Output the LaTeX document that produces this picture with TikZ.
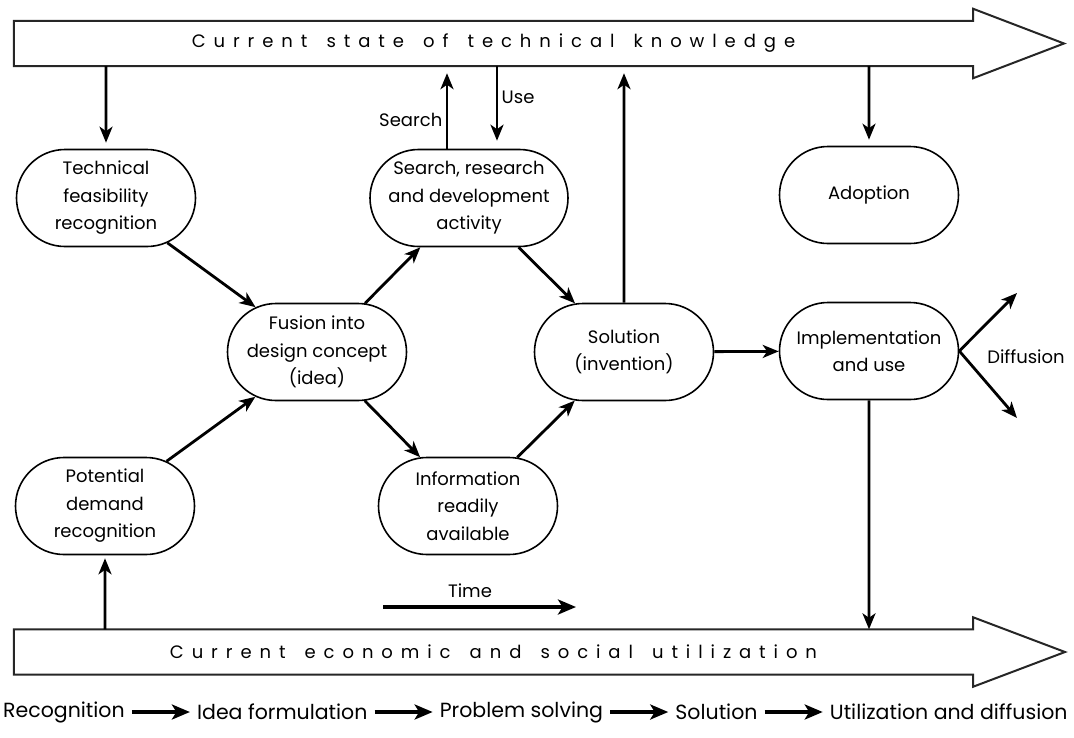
\documentclass[tikz,border=0pt]{standalone}
\usepackage{fontspec}
\setmainfont{Poppins}
\newfontfamily\bandfont{Poppins}[LetterSpace=44, WordSpace=1.5]
\usetikzlibrary{arrows.meta,positioning,shapes.misc}

\begin{document}
\begin{tikzpicture}[x=1pt, y=-1pt, node distance=66pt,
    font=\fontsize{18}{27.5}\selectfont,
    box/.style={draw, rounded rectangle, line width=1.6pt, minimum width=183pt, minimum height=97pt, align=center, inner sep=2pt},
    conn/.style={line width=2.8pt, -{Stealth[length=16pt,width=13pt,inset=4.5pt]}},
    fat/.style={line width=4.5pt, -{Stealth[length=18pt,width=15pt,inset=4.5pt]}},
    band/.style={line width=2pt, draw=black!85, line join=miter},
    bandtext/.style={minimum width=959pt, minimum height=45pt, inner sep=0pt, font=\bandfont\fontsize{18}{20}\selectfont},
    legend/.style={inner sep=3pt, font=\fontsize{20.5}{22}\selectfont}]

    \useasboundingbox (0,0) rectangle (1074,737);

    % Bands
    \node[bandtext] (know) at (493.5,43.5) {Current state of technical knowledge};
    \draw[band] (know.south west) -- (know.north west) -- (know.north east) -- ++(0,-12) -- (1064,43.5) -- ([yshift=-12pt]know.south east) -- (know.south east) -- cycle;
    \node[bandtext] (util) at (493.5,652) {Current economic and social utilization};
    \draw[band] (util.south west) -- (util.north west) -- (util.north east) -- ++(0,-12) -- (1065,652) -- ([yshift=-12pt]util.south east) -- (util.south east) -- cycle;

    % Boxes
    \node[box] (tech) at (106,198) {Technical\\feasibility\\recognition};
    \node[box, minimum width=202pt] (search) at (469,198) {Search, research\\and development\\activity};
    \node[box] (adopt) at (869,195) {Adoption};
    \node[box] (fusion) at (317,352) {Fusion into\\design concept\\(idea)};
    \node[box] (sol) at (624,352) {Solution\\(invention)};
    \node[box] (impl) at (869,351) {Implementation\\and use};
    \node[box] (pot) at (105,506) {Potential\\demand\\recognition};
    \node[box] (info) at (468,506) {Information\\readily\\available};

    % Connections
    \draw[conn, shorten >=6pt] (know.south -| tech) -- (tech);
    \draw[conn, shorten >=7pt] ([xshift=-22pt]search.north) -- ([xshift=-22pt]search.north |- know.south) node[pos=0.35, left] {Search};
    \draw[conn, shorten >=8pt] ([xshift=28pt]search.north |- know.south) -- ([xshift=28pt]search.north) node[pos=0.38, right] {Use};
    \draw[conn, shorten >=7pt] (sol) -- (sol |- know.south);
    \draw[conn, shorten >=6pt] (know.south -| adopt) -- (adopt);
    \draw[conn] (tech) -- (fusion);
    \draw[conn] (pot) -- (fusion);
    \draw[conn] (fusion) -- (search);
    \draw[conn] (fusion) -- (info);
    \draw[conn] (search) -- (sol);
    \draw[conn] (info) -- (sol);
    \draw[conn] (sol) -- (impl);
    \draw[conn] (impl) -- (impl |- util.north);
    \draw[conn, shorten >=3pt] (util.north -| pot) -- (pot);

    % Diffusion
    \coordinate (dup) at (1017,293);
    \coordinate (ddown) at (1017,418);
    \draw[conn] (impl.east) -- (dup);
    \draw[conn] (impl.east) -- (ddown);
    \node (diff) at (1026,357) {Diffusion};

    % Time
    \coordinate (t0) at (383,607);
    \coordinate (t1) at (576,607);
    \draw[fat] (t0) -- (t1);
    \node (time) at (470,591) {Time};

    % Phases
    \node[legend, anchor=west] (rec) at (0,712) {Recognition};
    \node[legend, right=of rec] (idea) {Idea formulation};
    \node[legend, right=of idea] (prob) {Problem solving};
    \node[legend, right=of prob] (soln) {Solution};
    \node[legend, right=of soln] (usage) {Utilization and diffusion};
    \draw[fat, shorten <=4pt, shorten >=4pt] (rec) -- (idea);
    \draw[fat, shorten <=4pt, shorten >=4pt] (idea) -- (prob);
    \draw[fat, shorten <=4pt, shorten >=4pt] (prob) -- (soln);
    \draw[fat, shorten <=4pt, shorten >=4pt] (soln) -- (usage);
\end{tikzpicture}
\end{document}
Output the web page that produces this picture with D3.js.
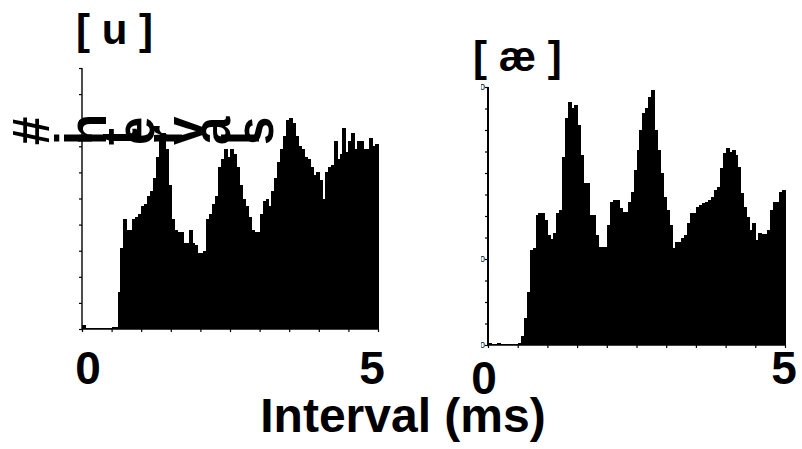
<!DOCTYPE html>
<html><head><meta charset="utf-8">
<script src="https://cdn.jsdelivr.net/npm/d3@7"></script>
<style>html,body{margin:0;padding:0;background:#fff;}svg{display:block;}</style>
</head><body>
<svg id="chart" width="802" height="449"></svg>
<script>
// ---- data ----
const binWidth = 0.05; // ms
const xDomain = [0, 5];
const xMinorTicks = [0,0.5,1,1.5,2,2.5,3,3.5,4,4.5,5];
const xSmallLabels = ["0","1","2","3","4","5"];
const xEndLabels = ["0","5"];
const panelTitles = ["[ u ]", "[ æ ]"];
const xAxisTitle = "Interval (ms)";
const yAxisTitle = "# intervals";
const uTicks = [0,10,20,30,40,50,60,70,80,90,100];
const aeTicks = [0,25,50,75,100,125,150,175,200,225,250,275,300];
const aeTickLabels = [0,100,300];

const uCounts = [1.5,0.5,0.5,0.5,0.5,0.5,0.5,0.5,0.5,0.5,0.6,0.8,14,31,42,38,38,42,43,44,
  47,48,51,53,58,66,72,75,69,55,42,38,37,37,33,33,38,33,32,29,
  29,30,42,44,48,51,62,65,69,66,69,67,62,55,50,47,43,38,37,37,
  44,49,50,47,53,58,64,69,74,80,81,79,74,70,69,66,65,62,59,60,
  57,50,60,62,63,72,65,67,77,68,72,75,69,72,72,69,69,73,70,71];

const aeCounts = [2,1,1,2,1,1,1,1,1,1,2,10,31,62,110,113,151,153,153,145,
  128,123,130,153,157,219,264,283,276,279,256,221,188,188,151,151,128,114,114,114,
  140,166,169,169,159,155,155,166,178,203,227,250,270,276,288,297,250,227,200,172,
  157,140,113,120,120,124,128,142,153,153,160,163,165,166,169,172,180,184,206,223,
  229,224,227,221,207,177,160,149,134,142,122,130,129,129,134,157,166,166,178,180];

// ---- drawing ----
const svg = d3.select("#chart");
const FONT = "'Liberation Sans', Arial, sans-serif";

const panels = [
  {counts: uCounts, yMax: 100, yTicks: uTicks, x0: 82, x1: 378, yb: 329, yt: 68, axisW: 1.4, title: panelTitles[0], tx: 76, ty: 44},
  {counts: aeCounts, yMax: 300, yTicks: aeTicks, x0: 488, x1: 785, yb: 345, yt: 87, axisW: 2, title: panelTitles[1], tx: 473, ty: 71}
];

const defs = svg.append("defs");

panels.forEach((p, pi) => {
  const x = d3.scaleLinear().domain(xDomain).range([p.x0, p.x1]);
  const y = d3.scaleLinear().domain([0, p.yMax]).range([p.yb, p.yt]);
  const g = svg.append("g");
  const bins = p.counts.map((c, i) => ({x0: i * binWidth, c}));
  g.selectAll("rect.bar").data(bins).join("rect")
    .attr("class", "bar")
    .attr("x", d => x(d.x0))
    .attr("width", d => x(d.x0 + binWidth) - x(d.x0) + 1)
    .attr("y", d => y(d.c))
    .attr("height", d => y(0) - y(d.c))
    .attr("shape-rendering", "crispEdges")
    .attr("fill", "#000");

  // y axis
  const ya = g.append("g").attr("transform", `translate(${p.x0},0)`)
    .call(d3.axisLeft(y).tickValues(p.yTicks).tickSize(3).tickFormat(""));
  ya.select(".domain").attr("stroke-width", p.axisW).attr("d", `M0,${p.yt}V${p.yb}`);
  ya.selectAll(".tick line").attr("stroke-width", 1.2);

  // x axis
  const xa = g.append("g").attr("transform", `translate(0,${p.yb})`)
    .call(d3.axisBottom(x).tickValues(xMinorTicks).tickSize(3).tickFormat(""));
  xa.select(".domain").attr("stroke-width", 1.6).attr("d", `M${p.x0},0H${p.x1}`);
  xa.selectAll(".tick line").attr("stroke-width", 1.2);

  // tiny cut-off labels
  const cid = "clip" + pi;
  if (pi === 0) {
    defs.append("clipPath").attr("id", cid).append("rect")
      .attr("x", p.x0 - 10).attr("y", p.yb).attr("width", p.x1 - p.x0 + 20).attr("height", 8);
    g.append("g").attr("clip-path", `url(#${cid})`)
      .selectAll("text").data(xSmallLabels).join("text")
      .attr("x", (d, i) => x(i)).attr("y", p.yb + 14)
      .attr("text-anchor", "middle").attr("font-family", FONT).attr("font-size", 9)
      .text(d => d);
  } else {
    defs.append("clipPath").attr("id", cid).append("rect")
      .attr("x", p.x0 - 7).attr("y", p.yt - 10).attr("width", 7).attr("height", p.yb - p.yt + 20);
    g.append("g").attr("clip-path", `url(#${cid})`)
      .selectAll("text").data(aeTickLabels).join("text")
      .attr("x", p.x0 - 3).attr("y", d => y(d) + 3)
      .attr("text-anchor", "end").attr("font-family", FONT).attr("font-size", 9)
      .text(d => d);
  }

  // panel title
  svg.append("text").attr("x", p.tx).attr("y", p.ty)
    .attr("font-family", FONT).attr("font-weight", "bold").attr("font-size", 42)
    .attr("xml:space", "preserve").style("white-space", "pre")
    .text(p.title);

  // big end labels
  [0, 5].forEach((v, k) => {
    svg.append("text")
      .attr("x", x(v) + (pi === 0 ? (k === 0 ? 6 : -6) : (k === 0 ? -4 : -1)))
      .attr("y", pi === 0 ? 384 : (k === 0 ? 394 : 384))
      .attr("text-anchor", "middle")
      .attr("font-family", FONT).attr("font-weight", "bold").attr("font-size", 46)
      .text(xEndLabels[k]);
  });
});

// x axis title
svg.append("text").attr("x", 403).attr("y", 432).attr("text-anchor", "middle")
  .attr("font-family", FONT).attr("font-weight", "bold").attr("font-size", 48)
  .text(xAxisTitle);

// y axis title: each glyph rotated in place
svg.append("text").attr("x", 49).attr("y", 145)
  .attr("rotate", -90)
  .attr("font-family", FONT).attr("font-weight", "bold").attr("font-size", 51)
  .attr("xml:space", "preserve").style("white-space", "pre")
  .text(yAxisTitle);
</script>
</body></html>
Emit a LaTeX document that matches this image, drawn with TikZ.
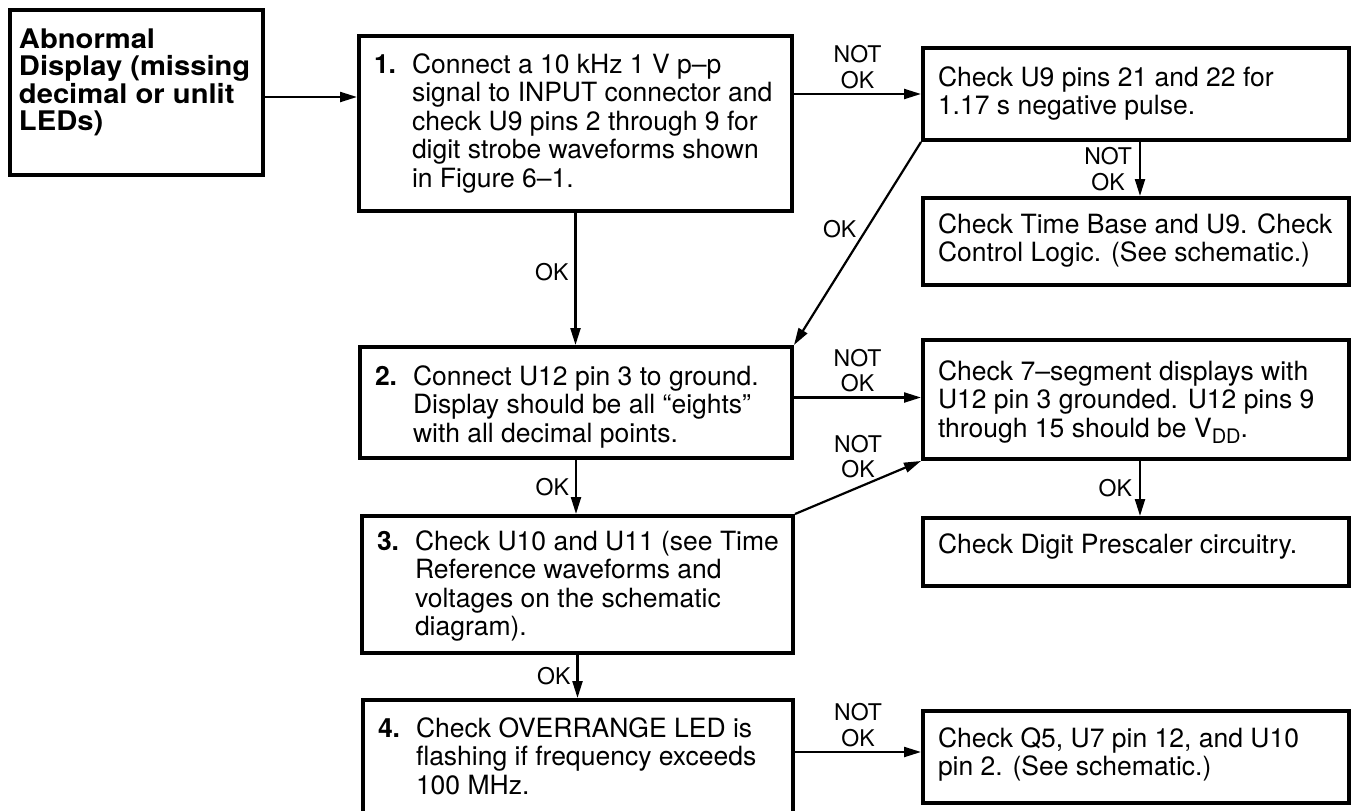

----

#### Short task
Retype the records above word for word, from their first line through the line containing "(0,0) rectangle (1074,737);", and leave out every picture.

#### Answer for this exercise
Output the LaTeX document that produces this picture with TikZ.
\documentclass[tikz,border=0pt]{standalone}
\usepackage{fontspec}
\setmainfont{Poppins}
\newfontfamily\bandfont{Poppins}[LetterSpace=44, WordSpace=1.5]
\usetikzlibrary{arrows.meta,positioning,shapes.misc}

\begin{document}
\begin{tikzpicture}[x=1pt, y=-1pt, node distance=66pt,
    font=\fontsize{18}{27.5}\selectfont,
    box/.style={draw, rounded rectangle, line width=1.6pt, minimum width=183pt, minimum height=97pt, align=center, inner sep=2pt},
    conn/.style={line width=2.8pt, -{Stealth[length=16pt,width=13pt,inset=4.5pt]}},
    fat/.style={line width=4.5pt, -{Stealth[length=18pt,width=15pt,inset=4.5pt]}},
    band/.style={line width=2pt, draw=black!85, line join=miter},
    bandtext/.style={minimum width=959pt, minimum height=45pt, inner sep=0pt, font=\bandfont\fontsize{18}{20}\selectfont},
    legend/.style={inner sep=3pt, font=\fontsize{20.5}{22}\selectfont}]

    \useasboundingbox (0,0) rectangle (1074,737);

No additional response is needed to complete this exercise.